Thursday, April 24, 2008

John McCain vs. Barack Obama on Gas Taxes



From the Wall Street Journal:
Sen. Obama, who voted for a temporary gas-tax break when he was a state senator in Illinois, rejected a federal tax holiday as bad fiscal policy. The federal gas tax raises money to repair and expand the highway system.

In Illinois in 2000, Sen. Obama voted for a six-month, five-percentage point break on the state's 6.25% gas sales tax. The reduction of the tax, which goes into a general revenue fund, passed on a 55-1 vote and included measures designed to ensure that the benefits of the tax break reached consumers. At one point, Sen. Obama jokingly asked on the Senate floor whether it would be possible to install placards on gas-station pumps telling motorists he had helped win temporary price relief.

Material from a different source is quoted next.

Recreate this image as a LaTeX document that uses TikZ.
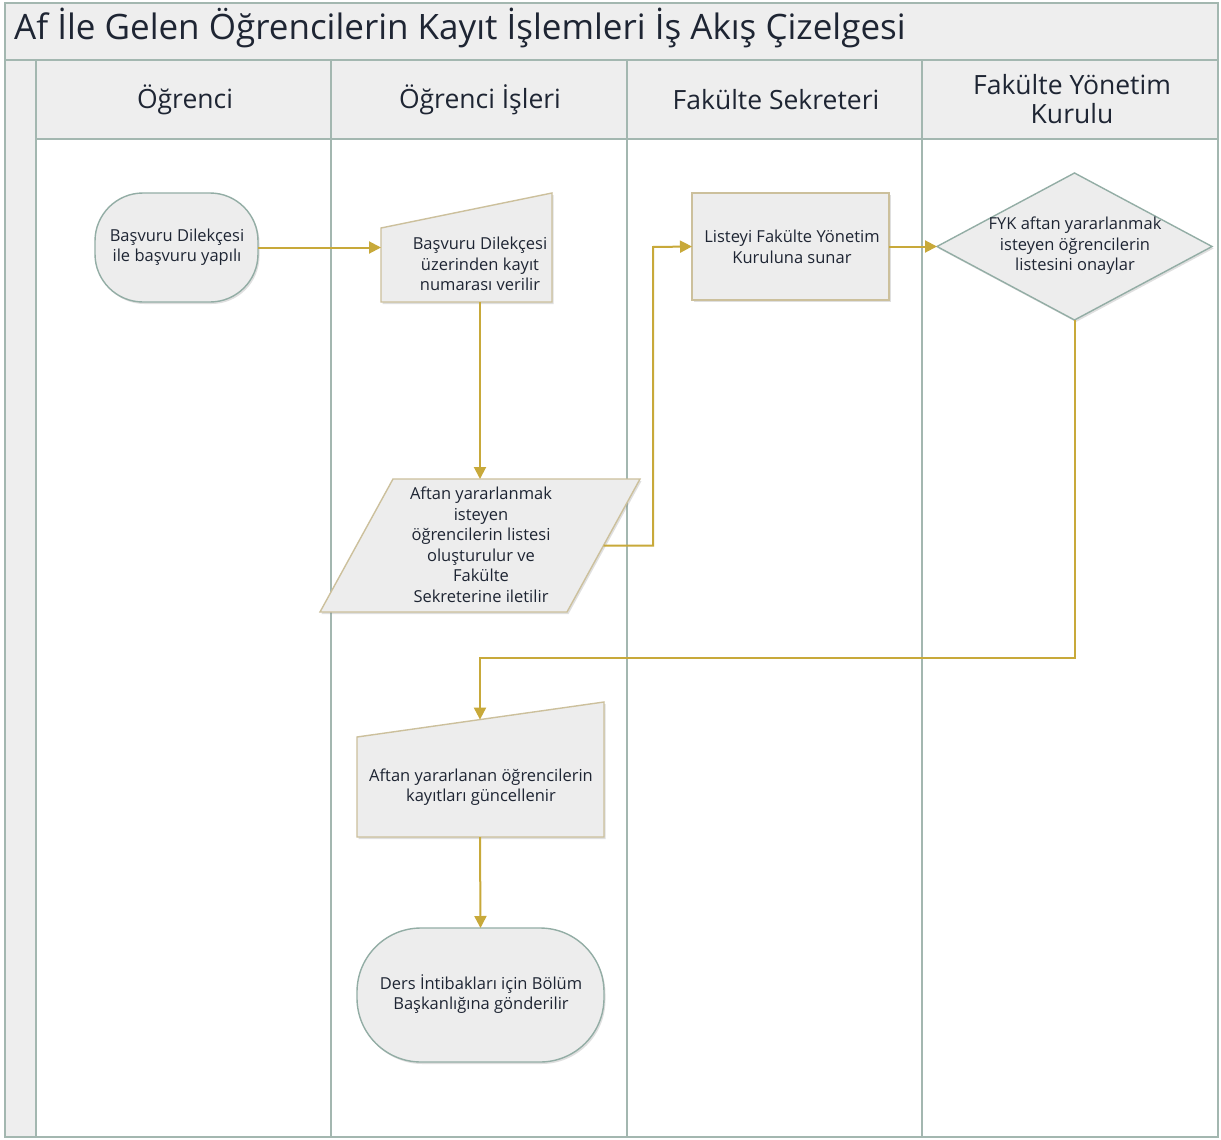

When some state legislators tried to make the suspension permanent before it expired, Sen. Obama spoke out against that measure but defended his vote for the holiday, according to transcripts posted on the legislature's Web site.

"I originally voted for the suspension because I thought that it was extraordinary circumstances, given the huge hike in prices," he said at the time. Gas prices averaged $1.52 a gallon in March 2000.

I understand that the efficacy of a gas-tax holiday is debatable.

However, the fact that Obama is politics as usual is not.

No wonder flip-flopper John Kerry endorses Barack Obama.